De volgende uren wisselen speldenprikken en pleisters elkaar af. De kloof tussen toerist en drager; een onweersbui die de kloof even overbrugt. Armoedige dorpjes met starende bewoners; een ontwapenend ‘Namaste’ van jong en oud. Kippen worden in een te krap hok naar hun laatste bestemming gedragen; elders hupsen kuikentjes vrij door het landschap. Als ik de volgende dag aankom bij de nieuwe slaapplaats zit ik op de eerste rang van een bokswedstrijd tussen verwarring en honger. Honger wint. Verwarring gaat voor een tweede ronde, nu tegen nieuwsgierigheid. Want om ons heen verzamelen zich kleine, donkerharige zorgelozen. Onderzoekend bekijken ze het buitenaardse volk, dat alleen al in voetlengte een eigen planeet verdient. Nieuwsgierigheid wint. Ook bij de kinderen. Een frisbee doorbreekt de taalbarrière, zingt de taal van verbondenheid. Ik nodig een beeldschoon meisje in gebroken Nepali uit om haar schulp te verlaten. Minuten, uren gaan voorbij. Ik denk niet eens meer aan gevaren, confronterende rituelen, het onbekende. Ik beleef, en dat doe ik samen met meesters der zorgeloosheid. Zonder oordelen, en zonder angst.

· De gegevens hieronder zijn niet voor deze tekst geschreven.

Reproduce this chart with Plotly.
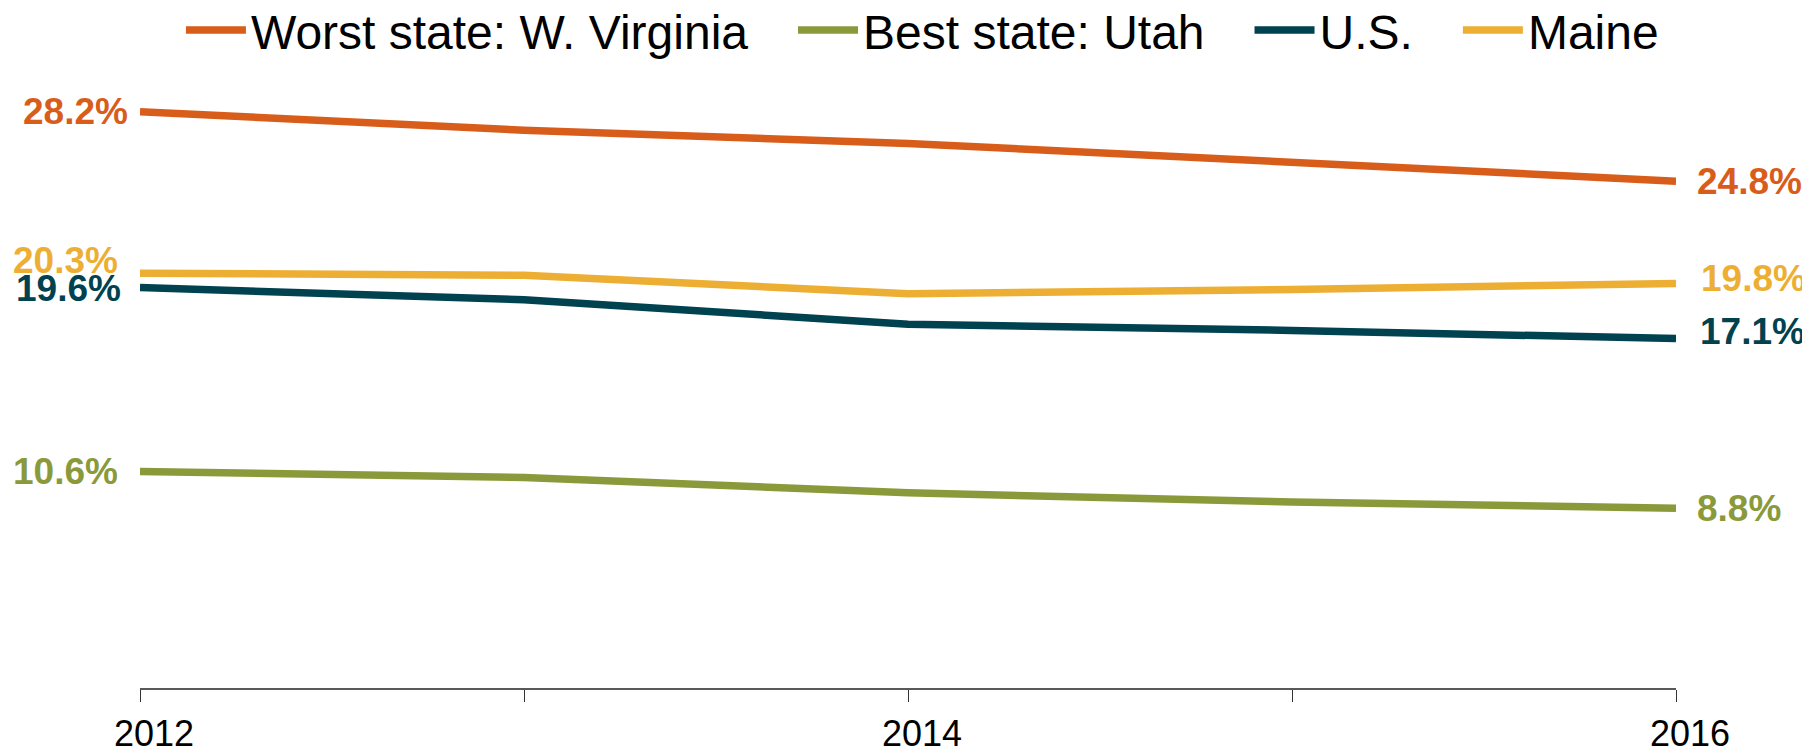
import plotly.graph_objects as go

years = [2012, 2013, 2014, 2015, 2016]
tick_labels = ["2012", "", "2014", "", "2016"]

series_names = ["Worst state: W. Virginia", "Best state: Utah", "U.S.", "Maine"]
wv = [28.2, 27.3, 26.65, 25.7, 24.8]
utah = [10.6, 10.3, 9.55, 9.1, 8.8]
us = [19.6, 19.0, 17.8, 17.5, 17.1]
maine = [20.3, 20.2, 19.3, 19.5, 19.8]

colors = ["#D85D1A", "#8A9A3B", "#00424F", "#EDAF33"]
values = [wv, utah, us, maine]

# label offsets (pixels) for start / end labels: (xshift, yshift)
start_shift = [(-10, 0), (-20, 0), (-17, -1), (-20, 13)]
end_shift = [(19, 0), (19, 0), (22, 7), (23, 5)]

FONT = "Liberation Sans, Arial, sans-serif"
PAD = "\u00a0\u00a0\u00a0"  # spacing between legend entries

fig = go.Figure()
n = len(series_names)
for i, (name, vals, col) in enumerate(zip(series_names, values, colors)):
    fig.add_trace(go.Scatter(
        x=years, y=vals, mode="lines",
        name=name + (PAD if i < n - 1 else ""),
        line=dict(color=col, width=7.5),
        hoverinfo="skip",
    ))

annotations = []
for vals, col, ss, es in zip(values, colors, start_shift, end_shift):
    annotations.append(dict(
        x=years[0], y=vals[0], xref="x", yref="y",
        text=f"<b>{vals[0]:.1f}%</b>", showarrow=False,
        xanchor="right", yanchor="middle",
        xshift=ss[0], yshift=ss[1],
        font=dict(family=FONT, size=37, color=col),
    ))
    annotations.append(dict(
        x=years[-1], y=vals[-1], xref="x", yref="y",
        text=f"<b>{vals[-1]:.1f}%</b>", showarrow=False,
        xanchor="left", yanchor="middle",
        xshift=es[0], yshift=es[1],
        font=dict(family=FONT, size=37, color=col),
    ))

fig.update_layout(
    width=1794, height=739,
    margin=dict(l=132, r=126, t=67, b=59, autoexpand=False),
    paper_bgcolor="white", plot_bgcolor="white",
    font=dict(family=FONT, color="black"),
    showlegend=True,
    legend=dict(
        orientation="h", x=0.5094, xanchor="center", xref="paper",
        y=1.073, yanchor="middle",
        font=dict(family=FONT, size=48, color="black"),
        itemwidth=60, tracegroupgap=0,
        bgcolor="rgba(0,0,0,0)",
    ),
    annotations=annotations,
)

fig.update_xaxes(
    range=[2012, 2016],
    tickmode="array", tickvals=years, ticktext=tick_labels,
    ticks="outside", ticklen=12, tickwidth=1, tickcolor="#333333",
    showline=True, linecolor="#595959", linewidth=2,
    showgrid=False, zeroline=False,
    tickfont=dict(family=FONT, size=36, color="black"),
    ticklabelshift=14, ticklabelstandoff=1,
)
fig.update_yaxes(
    range=[0, 30], visible=False, showgrid=False, zeroline=False,
)

fig.write_html("out.html")
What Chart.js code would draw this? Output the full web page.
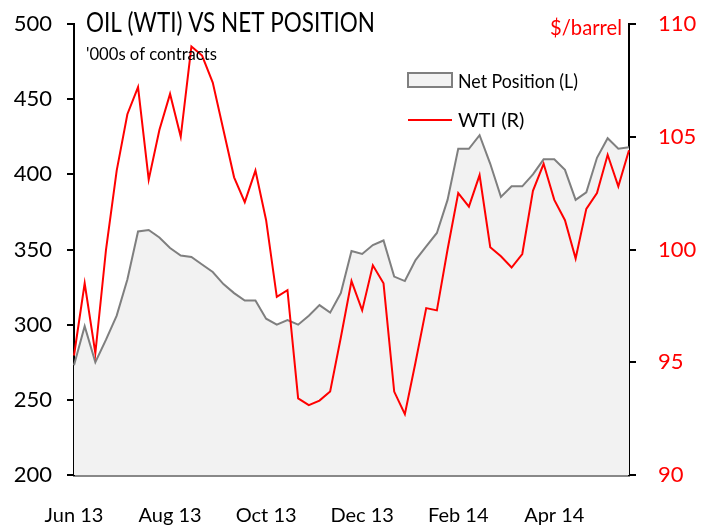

Vermoeid maar voldaan geniet ik die avond in rust van de lieflijke sinaasappelgaard waar we slapen. Terwijl de schemering haar intrede doet, staar ik naar de witte bergen in de verte. Beelden schieten voor het massief langs. Van kuikentjes die na elke stap in slaap vallen, zonder enige angst voor de omgeving. Van rimpelige ouderen, gehard, en toch, zo vriendelijk. Van kinderen, dichterbij de harde werkelijkheid dan ik ooit ben gekomen, en toch, zo zorgeloos. Een valk scheert rakelings over mijn hoofd, wekt me uit mijn overpeinzing. Om mijn lippen speelt een zachte glimlach.
Ik was gevangen. Gevangen in een web van oordelen. Ik verlaat het voor een dag in het nu van Nepal. Elke dag.